Given enough information, most individuals tend to make the “right” decision. In the case of health insurance, all things being equal, the “right” decision is to go to the highest quality and lowest cost providers. The problem with health insurance is that rarely do the end users have enough information and therefore those who pay the majority of the bill are left with hope as the primary strategy to achieving the “right” decision. If, however, a plan has effective medical management in place the right decision is made almost every time.

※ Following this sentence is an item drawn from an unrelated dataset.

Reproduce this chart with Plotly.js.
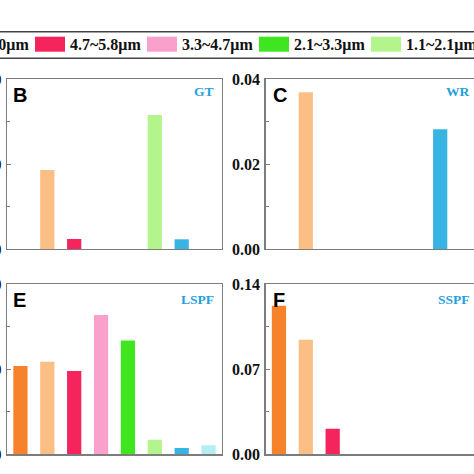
<!DOCTYPE html>
<html>
<head>
<meta charset="utf-8">
<script src="https://cdn.plot.ly/plotly-3.0.1.min.js"></script>
<style>
html,body{margin:0;padding:0;overflow:hidden;background:#fff;width:474px;height:474px;}
#chart{position:absolute;left:-40px;top:0;width:560px;height:474px;}
</style>
</head>
<body>
<div id="chart"></div>
<script>
// ---- data ----
const categories = ['>9.0μm','5.8~9.0μm','4.7~5.8μm','3.3~4.7μm','2.1~3.3μm','1.1~2.1μm','0.65~1.1μm','<0.65μm'];
const colors = ['#f6832b','#fbbf86','#f5245c','#f9a0cc','#3fe620','#b3f48c','#38b4e2','#b4eef0'];
const gtValues   = [null, 0.093, 0.0118, null, null, 0.1576, 0.0114, null];
const wrValues   = [null, 0.0369, null, null, null, null, 0.0282, null];
const lspfValues = [0.104, 0.109, 0.098, 0.164, 0.134, 0.017, 0.0074, 0.0106];
const sspfValues = [0.1224, 0.0944, 0.0211, null, null, null, null, null];
const panelLetters = ['B','C','E','F'];
const panelNames = ['GT','WR','LSPF','SSPF'];
const yRanges = [[0,0.2],[0,0.04],[0,0.2],[0,0.14]];
const yDticks = [0.1,0.02,0.1,0.07];
const yFormats = ['.2f','.2f','.2f','.2f'];

// ---- geometry helpers (page px -> paper) ----
const W = 560, H = 474, OFF = 40;
const px = x => (x + OFF) / W;
const py = y => 1 - y / H;

const xDomL = [px(7), px(222)];
const xDomR = [px(265.5), px(480.5)];
const yDomT = [py(249), py(79)];
const yDomB = [py(454.3), py(284.3)];

const series = [gtValues, wrValues, lspfValues, sspfValues];
const traces = series.map((vals, i) => ({
  type: 'bar',
  x: categories,
  y: vals,
  marker: {color: colors, line: {width: 0}},
  xaxis: 'x' + (i === 0 ? '' : i + 1),
  yaxis: 'y' + (i === 0 ? '' : i + 1),
  showlegend: false,
  hoverinfo: 'x+y'
}));

const lineCol = '#7d7d7d';
const tickFont = {family: 'Liberation Serif, Times New Roman, serif', size: 16, color: '#111', weight: 'bold'};

const layout = {
  width: W, height: H,
  margin: {l: 0, r: 0, t: 0, b: 0},
  paper_bgcolor: '#fff', plot_bgcolor: '#fff',
  bargap: 0.47,
  showlegend: false,
  annotations: [],
  shapes: []
};

const xd = [xDomL, xDomR, xDomL, xDomR];
const yd = [yDomT, yDomT, yDomB, yDomB];
for (let i = 0; i < 4; i++) {
  const s = i === 0 ? '' : String(i + 1);
  layout['xaxis' + s] = {
    domain: xd[i], anchor: 'y' + s, type: 'category',
    categoryorder: 'array', categoryarray: categories,
    range: [-0.5, 7.5], showline: true, mirror: true, linecolor: lineCol, linewidth: 1.3,
    showticklabels: false, ticks: '', showgrid: false, zeroline: false, fixedrange: true
  };
  layout['yaxis' + s] = {
    domain: yd[i], anchor: 'x' + s, range: yRanges[i], dtick: yDticks[i], tick0: 0,
    tickformat: yFormats[i],
    showline: true, mirror: true, linecolor: lineCol, linewidth: 1.3,
    ticks: 'inside', ticklen: 4, tickcolor: lineCol, tickwidth: 1,
    ticklabelstandoff: 1,
    minor: {ticks: 'inside', ticklen: 3, tickcolor: lineCol, dtick: yDticks[i] / 2, showgrid: false},
    showgrid: false, zeroline: false, tickfont: tickFont, fixedrange: true
  };
  // panel letter
  layout.annotations.push({
    xref: 'paper', yref: 'paper',
    x: px(xd[i] === xDomL ? 11 : 271), y: py(yd[i] === yDomT ? 82 : 287),
    xanchor: 'left', yanchor: 'top', showarrow: false,
    text: panelLetters[i],
    font: {family: 'Liberation Sans, Arial, sans-serif', size: 20, color: '#000', weight: 'bold'}
  });
  // site name
  layout.annotations.push({
    xref: 'paper', yref: 'paper',
    x: px(xd[i] === xDomL ? 216 : 472), y: py(yd[i] === yDomT ? 91.5 : 299),
    xanchor: 'right', yanchor: 'middle', showarrow: false,
    text: panelNames[i],
    font: {family: 'Liberation Serif, Times New Roman, serif', size: 13.5, color: '#1fa0e0', weight: 'bold'}
  });
}

// ---- legend band (drawn with shapes + text) ----
layout.shapes.push({type: 'line', xref: 'paper', yref: 'paper', x0: 0, x1: 1, y0: py(31.7), y1: py(31.7), line: {color: '#444', width: 1.5}});
layout.shapes.push({type: 'line', xref: 'paper', yref: 'paper', x0: 0, x1: 1, y0: py(58.3), y1: py(58.3), line: {color: '#444', width: 1.5}});
for (let i = 0; i < categories.length; i++) {
  const left = 35 + (i - 2) * 112;
  layout.shapes.push({
    type: 'rect', xref: 'paper', yref: 'paper',
    x0: px(left), x1: px(left + 30), y0: py(51.7), y1: py(36.7),
    fillcolor: colors[i], line: {width: 0}
  });
  layout.annotations.push({
    xref: 'paper', yref: 'paper', x: px(left + 33), y: py(44.5),
    xanchor: 'left', yanchor: 'middle', showarrow: false,
    text: categories[i],
    font: {family: 'Liberation Serif, Times New Roman, serif', size: 16, color: '#111', weight: 'bold'}
  });
}

Plotly.newPlot('chart', traces, layout, {staticPlot: true, displayModeBar: false});
</script>
</body>
</html>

For example, consider an employer with 1000 employees and a typical commercial plan:
- Statistically, they will average 20 hip replacements per year
- Billed charges at the local hospital are $89,586.57 per procedure
- The PPO network discount is 60%, lowering the cost of the procedure to $35,827.43
- The total spent for the 20 surgeries is: $716,548.60 over the course of the year
Now, consider this employer implements a Total Control Health Plan with effective medical management.
- 20 hip replacement surgeries requested
- 5 denied as not medically necessary & appropriate = $0 spent
- 8 done at Ambulatory Surgery Center for $15,499 each = $123,992
- 7 done at inpatient hospital @ 140% of MCR which is $26,460.19 each = $192,221.32
- Total spend for 15 surgeries $316,213.32
The total annual savings for this procedure alone is: $400,355.28
How would this translate to a smaller employer?
- 69 ee car dealership / 166 members on the plan
- 3 hip replacement surgeries anticipated
- PPO Cost at local hospital is 3x $35,827.43
- $107,482.29 total cost under traditional financial arrangement
- 1 should have been denied = $0
- 1 should have been done at Ambulatory Surgery Center = $15,499
- 1 should have been done at hospital @ 140% MCR = $27,460.19
- $42,959.19 is what the plan should actually spend
But what does this really mean to the employer?
- Average new car dealer makes 1-2% on new vehicle sales
- The average new car sale price in US is $33,560
- To recoup $64,523 in overspend, they have to sell $3,226,155 worth of new cars
- The most expensive new car on the planet is the Limited Edition Bugatti Veyron by Mansory Vivere. It costs $3.4m.
You only have to sell 1 of those to recoup the overspend!
- OR you have to sell 97 average cars to recoup the overspend
- The average new car salesman sells 10 cars per month
If you’re the typical US auto dealership – your best salesman just worked almost 10 months selling cars in order to cover the overspend your traditional financial arrangement allowed to happen.